USA Today recently published an article, “Meet the ‘lawnmower parent,’ the new helicopter parents of 2018” covering a viral internet op-ed piece coining the new phrase. The author asserts that, “…lawnmower parents mow down all of children’s challenges, discomforts and struggles.” Similar to my observations and concerns prior to the article, the author states, “In raising children who have experienced minimal struggle, we are not creating a happier generation of kids. We are creating a generation that has no idea what to do when they actually encounter struggle.” Clearly, this is an observable cultural shift in our country, and we have all been guilty at one time or another as educators and parents of perhaps going too far to help our youth. There is much to gain from simple awareness that a balance must be achieved between assistance and the value of struggle. Students across the country are critically lacking in: self-awareness, self-management, social awareness, relationship skills, and responsible decision making. That is not my opinion, rather those are the five cornerstones of Social Emotional Learning (SEL). SEL started as a conceptual response to student needs several years ago. Today it is a national priority in education that has become an important core component of one of the MA Department of Elementary and Secondary Education’s five strategic priorities. Schools are actively teaching these skills because a lack of them is a barrier to all other learning and subsequently a hindrance to the pursuit of a successful and happy life. Again, awareness and focus on these educational priorities goes a long way to remedy the problem.

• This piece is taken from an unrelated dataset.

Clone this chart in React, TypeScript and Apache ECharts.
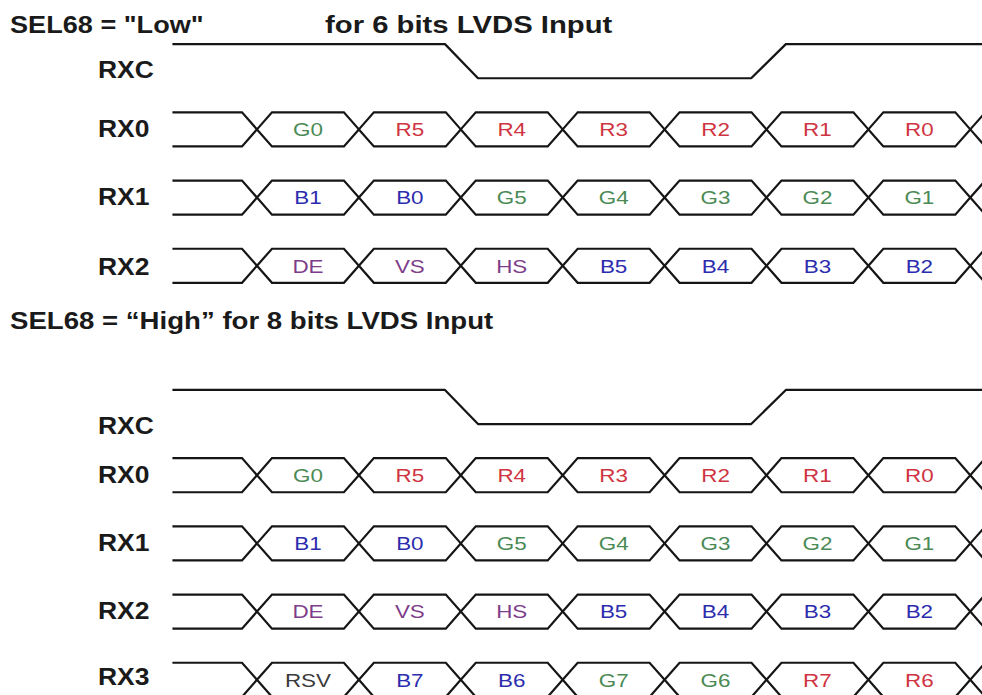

Ironically, the focus on SEL and the emergence of terms like “lawnmower parent” are born out of the dedication and care to do the best we can for our children. The thematic weaknesses of Generation Z, was never out of neglect or lack of effort, rather an unintended consequence from the contrary—salted by a heavy dose of technology. We want our children to be strong, resilient, responsible, self-reliant, respectful, and someday be good parents themselves. If that is true, we as parents and educators must shift our efforts and allow our children to experience life’s challenges, give them opportunities and guidance to self-advocate and resolve conflicts on their own.


In terms of fitness, no one would hire a personal trainer to demonstrate how to lift weights and never touch them himself. A good personal trainer wouldn’t allow it. We need to be great personal trainers and teach our children to lift properly during evey struggle— to feel the burn and gradually build their strength. We need to help them become fit for life. Feed your child a healthy balance of struggle and personal responsibility, and I promise you, not only will they be stronger and happier, but also proudly say, “When I was a kid, I…and I liked it!”